◆ **The request**
Starting with the first line of the listing, quote each line exactly until and including the one with "72, 85, 98.6]", leaving pictures out.

Rows from a dataset of charts and code
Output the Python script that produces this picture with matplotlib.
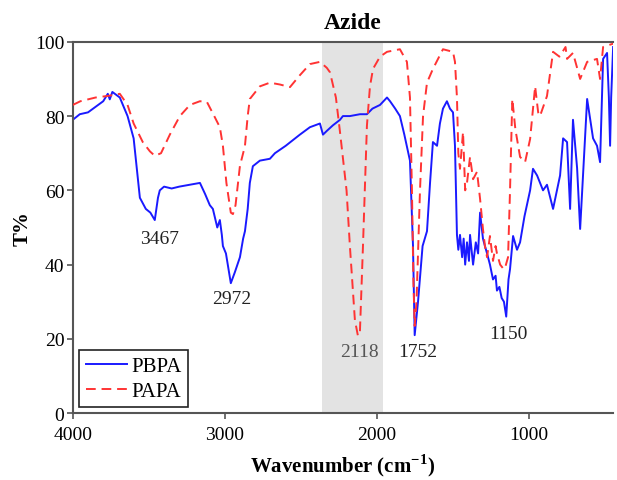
import matplotlib; matplotlib.use("Agg")
import matplotlib.pyplot as plt, numpy as np

plt.rcParams.update({"font.family": "serif", "font.serif": ["Liberation Serif", "DejaVu Serif"]})

# FTIR spectra: (wavenumber cm-1, transmittance %)
pbpa_wn = [4000, 3954, 3900, 3850, 3800, 3770, 3757, 3740, 3691, 3640, 3600, 3559, 3520, 3490, 3461, 3440,
           3428, 3400, 3350, 3300, 3230, 3164, 3130, 3099, 3079, 3050, 3033, 3020, 3013, 2993, 2961, 2934,
           2901, 2880, 2868, 2850, 2836, 2816, 2770, 2704, 2671, 2600, 2507, 2441, 2375, 2355, 2330, 2290,
           2243, 2224, 2178, 2112, 2066, 2030, 1980, 1934, 1914, 1880, 1849, 1820, 1783, 1763, 1752, 1730,
           1700, 1671, 1651, 1632, 1605, 1586, 1566, 1540, 1520, 1500, 1487, 1474, 1465, 1454, 1440, 1430,
           1420, 1408, 1395, 1388, 1368, 1350, 1335, 1322, 1303, 1290, 1276, 1257, 1237, 1220, 1211, 1195,
           1180, 1165, 1150, 1135, 1125, 1105, 1079, 1059, 1030, 993, 974, 947, 908, 882, 842, 796, 776,
           750, 730, 711, 684, 664, 618, 579, 553, 533, 513, 487, 475, 467, 460, 447]
pbpa_t = [79, 80.5, 81, 82.5, 84, 86, 84.5, 86.5, 85, 80, 74, 58, 55, 54, 52, 58,
          60, 61, 60.5, 61, 61.5, 62, 59, 56, 55, 50, 52, 48, 45, 43, 35, 38,
          42, 47, 49, 55, 62, 66.5, 68, 68.5, 70, 72, 75, 77, 78, 75, 76, 77.5,
          79, 80, 80, 80.5, 80.5, 82, 83, 85, 84, 82, 80, 75, 68, 45, 21, 30,
          45, 49, 62, 73, 72, 78, 82, 84, 82, 81, 72, 48, 44, 48, 42, 47,
          40, 46, 41, 48, 40, 46, 43, 54, 47, 45, 43, 40, 36, 37, 33, 34,
          31, 30, 26, 36, 38.8, 47.7, 44, 46, 53, 60, 65.8, 64, 60, 61.5, 55, 64, 74,
          73, 55, 79, 66, 49.6, 84.6, 74, 72, 67.6, 95.4, 97, 85, 72, 85, 98.6]

papa_wn = [4000, 3950, 3850, 3757, 3691, 3640, 3600, 3540, 3493, 3461, 3420, 3362, 3296, 3230, 3164, 3118,
           3070, 3033, 3013, 2990, 2961, 2947, 2930, 2901, 2880, 2868, 2850, 2836, 2770, 2704, 2638, 2572,
           2507, 2441, 2375, 2330, 2309, 2270, 2243, 2200, 2178, 2145, 2125, 2112, 2092, 2066, 2046, 2026,
           1980, 1934, 1849, 1803, 1783, 1770, 1760, 1752, 1740, 1717, 1697, 1671, 1632, 1566, 1500, 1487,
           1474, 1465, 1454, 1434, 1420, 1408, 1388, 1368, 1342, 1322, 1303, 1290, 1276, 1257, 1237, 1220,
           1211, 1190, 1171, 1160, 1138, 1125, 1110, 1090, 1059, 1026, 993, 960, 940, 928, 882, 842, 800,
           760, 750, 711, 664, 618, 553, 533, 513, 447]
papa_t = [83, 84, 85, 85.5, 86, 83, 78, 73, 70.5, 69.3, 70, 75, 80, 83, 84, 83.8,
          80, 77, 72, 62, 54, 53.6, 56, 66.6, 70, 72, 80, 84.6, 88, 89, 88.5, 87.8,
          91, 94, 94.6, 93, 91.8, 85, 75.7, 60, 45, 25, 20.8, 22, 45, 77.4, 88, 92.7,
          96, 97.3, 98, 94.6, 85, 60, 35, 23.5, 30, 60, 80, 89, 92.7, 98, 97.3, 94.6,
          85, 70, 65.8, 75.7, 60, 62, 69, 63, 65, 57.7, 49.6, 45, 42, 47.7, 41, 45,
          43, 40, 39, 38.8, 42, 60, 84.6, 76.5, 69, 67.6, 73.8, 88, 81, 80, 85.4, 97.3, 96,
          98.6, 95.4, 97, 90, 94.6, 95.4, 90, 98.6, 99.5]

peak_lbls = ["3467", "2972", "2118", "1752", "1150"]
peak_lbl_wn = [3430, 2954, 2112, 1730, 1138]
peak_lbl_t = [47, 31, 16.5, 16.5, 21.5]
peak_colors = ["#222222", "#222222", "#555555", "#222222", "#222222"]

fig = plt.figure(figsize=(6.17, 4.81), dpi=100)
ax = fig.add_axes([0.118, 0.139, 0.875, 0.772])
ax.axvspan(2360, 1960, color="#e3e3e3", lw=0, zorder=0)
ax.plot(pbpa_wn, pbpa_t, color="#1a1aff", lw=1.4, label="PBPA", zorder=2)
ax.plot(papa_wn, papa_t, color="#ff3333", lw=1.4, ls=(0, (5, 3)), label="PAPA", zorder=3)
for s, w, t, c in zip(peak_lbls, peak_lbl_wn, peak_lbl_t, peak_colors):
    ax.text(w, t, s, ha="center", va="center", fontsize=14, color=c)
ax.text(2160, 102.3, "Azide", ha="center", va="bottom", fontsize=17, fontweight="bold", clip_on=False)

ax.set_xlim(4000, 450); ax.set_ylim(0, 100)
ax.set_xticks([4000, 3000, 2000, 1000]); ax.set_yticks(range(0, 101, 20))
ax.tick_params(direction="out", length=4, width=1.2, color="#555555", labelsize=14, pad=2)
ax.tick_params(axis="x", pad=5)
ax.set_xlabel("Wavenumber (cm$^{\\mathregular{-1}}$)", fontsize=15, fontweight="bold", labelpad=6)
ax.set_ylabel("T%", fontsize=15, fontweight="bold", labelpad=2)
ax.spines["right"].set_visible(False)
for s in ("top", "left", "bottom"):
    ax.spines[s].set_color("#555555"); ax.spines[s].set_linewidth(1.5)
leg = ax.legend(loc="lower left", bbox_to_anchor=(0.012, 0.016), borderaxespad=0, fontsize=15,
                handlelength=2.0, handletextpad=0.2, borderpad=0.3, labelspacing=0.25,
                fancybox=False, framealpha=1)
leg.get_frame().set_edgecolor("#222222"); leg.get_frame().set_linewidth(1.2)
fig.savefig("out.png", dpi=100)
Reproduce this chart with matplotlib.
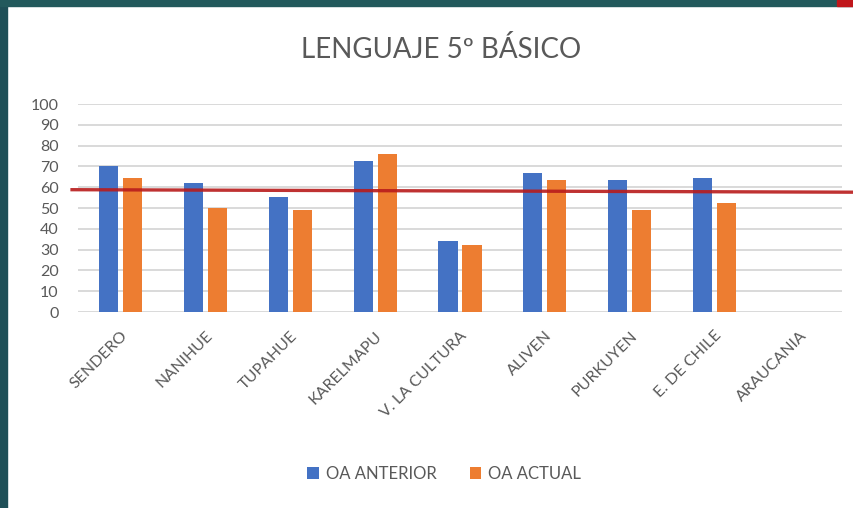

◆ **Answer**
Output the Python script that produces this picture with matplotlib.
import matplotlib; matplotlib.use("Agg")
import matplotlib.pyplot as plt, numpy as np

plt.rcParams.update({"font.family": "serif", "font.serif": ["Liberation Serif", "DejaVu Serif"]})

# FTIR spectra: (wavenumber cm-1, transmittance %)
pbpa_wn = [4000, 3954, 3900, 3850, 3800, 3770, 3757, 3740, 3691, 3640, 3600, 3559, 3520, 3490, 3461, 3440,
           3428, 3400, 3350, 3300, 3230, 3164, 3130, 3099, 3079, 3050, 3033, 3020, 3013, 2993, 2961, 2934,
           2901, 2880, 2868, 2850, 2836, 2816, 2770, 2704, 2671, 2600, 2507, 2441, 2375, 2355, 2330, 2290,
           2243, 2224, 2178, 2112, 2066, 2030, 1980, 1934, 1914, 1880, 1849, 1820, 1783, 1763, 1752, 1730,
           1700, 1671, 1651, 1632, 1605, 1586, 1566, 1540, 1520, 1500, 1487, 1474, 1465, 1454, 1440, 1430,
           1420, 1408, 1395, 1388, 1368, 1350, 1335, 1322, 1303, 1290, 1276, 1257, 1237, 1220, 1211, 1195,
           1180, 1165, 1150, 1135, 1125, 1105, 1079, 1059, 1030, 993, 974, 947, 908, 882, 842, 796, 776,
           750, 730, 711, 684, 664, 618, 579, 553, 533, 513, 487, 475, 467, 460, 447]
pbpa_t = [79, 80.5, 81, 82.5, 84, 86, 84.5, 86.5, 85, 80, 74, 58, 55, 54, 52, 58,
          60, 61, 60.5, 61, 61.5, 62, 59, 56, 55, 50, 52, 48, 45, 43, 35, 38,
          42, 47, 49, 55, 62, 66.5, 68, 68.5, 70, 72, 75, 77, 78, 75, 76, 77.5,
          79, 80, 80, 80.5, 80.5, 82, 83, 85, 84, 82, 80, 75, 68, 45, 21, 30,
          45, 49, 62, 73, 72, 78, 82, 84, 82, 81, 72, 48, 44, 48, 42, 47,
          40, 46, 41, 48, 40, 46, 43, 54, 47, 45, 43, 40, 36, 37, 33, 34,
          31, 30, 26, 36, 38.8, 47.7, 44, 46, 53, 60, 65.8, 64, 60, 61.5, 55, 64, 74,
          73, 55, 79, 66, 49.6, 84.6, 74, 72, 67.6, 95.4, 97, 85, 72, 85, 98.6]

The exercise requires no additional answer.